In a motion to dismiss filed April 23 in the U.S. District Court for the Western District of Washington, Compass attorneys directly challenged NWMLS’s suggestion that a newly passed state law validates the MLS’s rules restricting private listings.
“3PM fully complies with this new law, which, contrary to NWMLS’s suggestion, neither entitles NWMLS to listings nor codifies its rules,” Compass wrote. “At any rate, the statute is not yet in effect and is irrelevant to their claims.”
In an emailed statement to RISMedia, an NWMLS spokesperson claimed that Compass was attempting to frame what it calls market transparency as a “monopoly,” characterizing the argument as a distraction from the real issue: the creation of shadow inventory that benefits a single brokerage at the expense of the general public.
“While Compass labels its 3PM ploy as innovative, it is in fact nothing more than an exclusionary practice that hides material information and listings from the buyers who need them most,” the spokesperson said. “By withholding listings and key information from other brokers and the public, Compass is manipulating critical market data, including days on market and price change history, which degrades the accuracy and reliability of the data NWMLS compiles and that all brokers, appraisers and consumers rely upon.
The NWMLS spokesperson added that the MLS “will continue to defend the pro-competitive rules that benefit all brokers and consumers and protect the public’s right to a transparent, competitive, and honest real estate market.”
In its own earlier court filing, NWMLS argued that state lawmakers, in passing the bill, “recognized that requiring brokers to publicly market to all consumers and all brokers is pro-competitive, and supported fairness in access to housing for first-time buyers and other marginalized groups.” It also explicitly said that Compass “knows that when the (new law) takes effect on June 11, the Private Phases (of 3PM) and related practices will violate state law.”
Compass declined to offer additional comments.
Weight of the law
The Washington bill, known as the Private Marketing Law, signed by the governor March 17, takes effect June 11 and requires brokers to market residential properties simultaneously to the general public and all other brokers rather than to select groups.
The law states that a broker “may not market the sale or lease of residential real estate to a limited or exclusive group of prospective buyers or brokers, or any combination thereof, unless the real estate is concurrently marketed to the general public and all other brokers.”
Through this Washington law, private marketing that isn’t simultaneously paired with public marketing and marketing to all brokers is prohibited.
A handful of other states have also considered or passed laws restricting private listings, though with important distinctions and exceptions.

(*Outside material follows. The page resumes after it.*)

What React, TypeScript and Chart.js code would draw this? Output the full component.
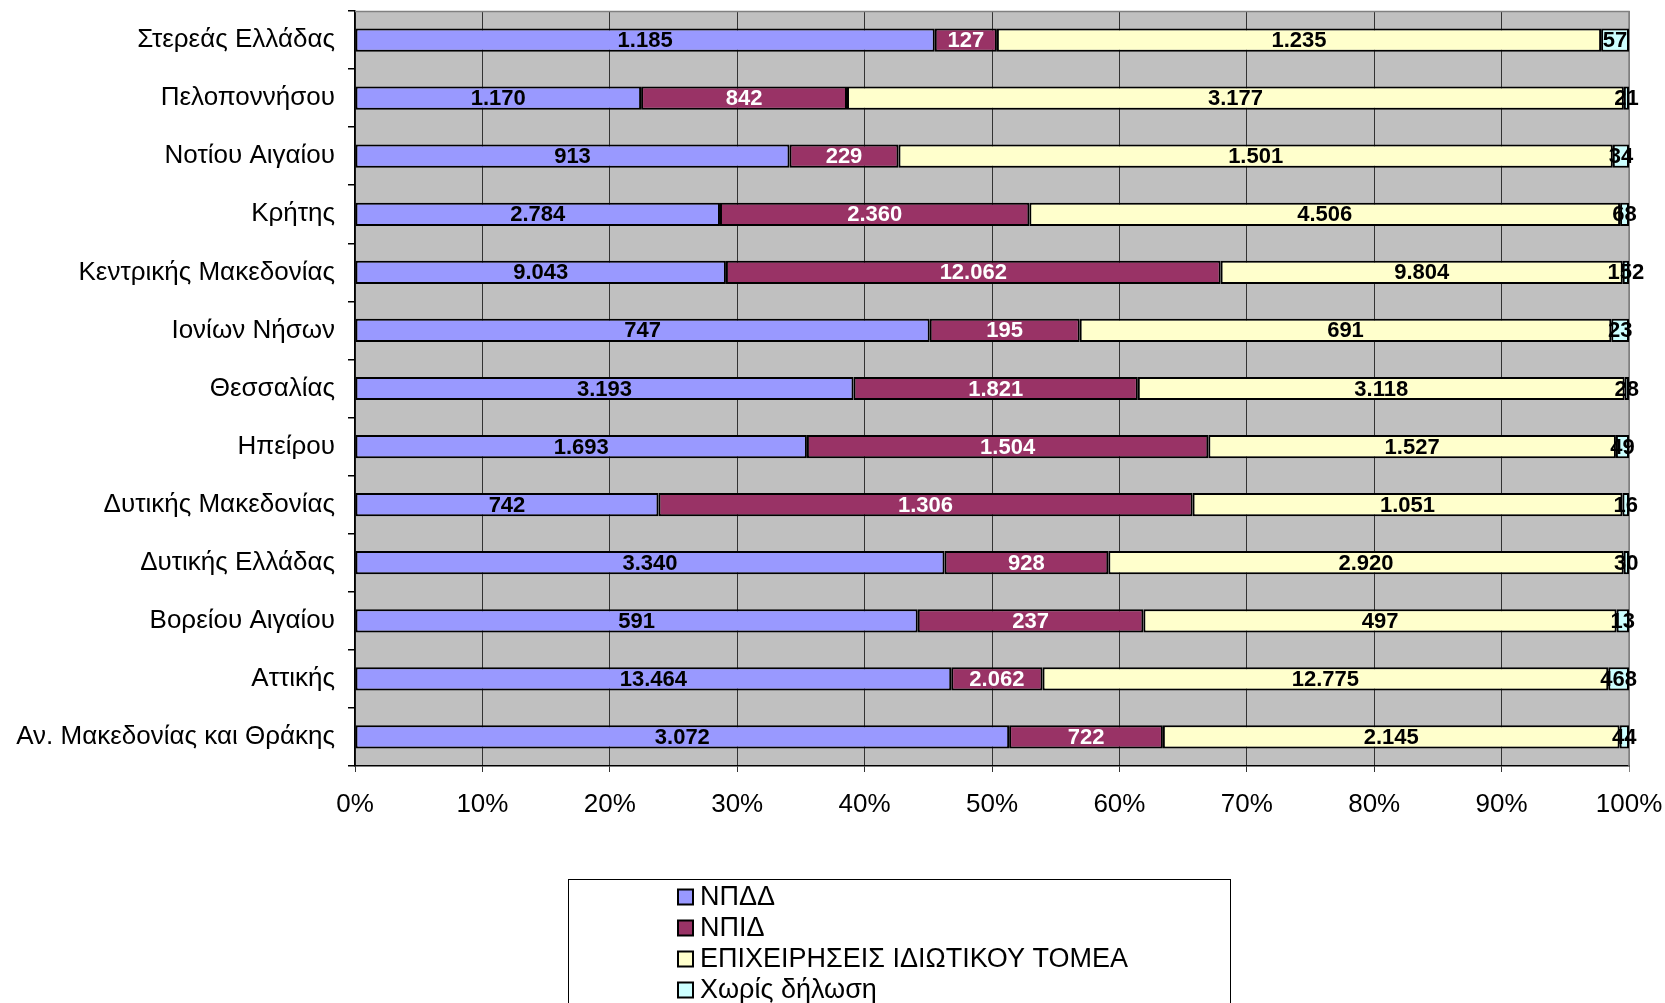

This filing is the latest salvo in a closely watched antitrust lawsuit Compass brought against NWMLS earlier this year. Compass alleges the MLS abused monopoly power to block Seattle-area home sellers from accessing 3PM, a strategy the company offers in every other state where it operates.
Compass launched 3PM in the Seattle area in late March 2025. The program allows sellers to move through three stages: first as a “Private Exclusive” marketed to agents within Compass’s network; then as a “Compass Coming Soon” listing online and finally on the MLS and other public platforms. Compass says the model gives sellers control over pricing, timing and exposure—including the ability to test the market before a public launch.
Within days of Compass publicly announcing the seventh Private Exclusive in Washington state, on April 15, 2025, NWMLS issued a discipline complaint and amended its rules, cutting off Compass’s access to the IDX data feed—mandating that Compass brokers list all properties on the NWMLS—effectively forcing the brokerage to pause 3PM in the Seattle area. Access was restored two days later once Compass complied.
NWMLS then filed counterclaims alleging that Compass committed fraud, violated Washington’s Consumer Protection Act and tortiously interfered with the MLS’s business relationships—arguing that listings entered into NWMLS after 3PM contained misleading “days on market” figures and incomplete price histories.
Compass’s motion calls those claims baseless on multiple grounds. “Even indulging NWMLS’s theory of 3PM-generated inaccuracies in listing data, that ‘harm’ impacted an infinitesimal 0.00060137457 percent of its listings—a quantum of degradation that could not even qualify as de minimis.”
More broadly, Compass frames NWMLS’s counterclaims as a retaliatory tactic designed to chill competition.
“Only a monopolist like NWMLS would sue its own customer for daring to stand up for competition and homeowner choice,” the filing opens. The motion argues that NWMLS’s counterclaims “serve only as an unveiled threat to Compass and any other Seattle area brokers who might consider opposing NWMLS’s mandates.”
A hearing on the new motion is slated for May 21.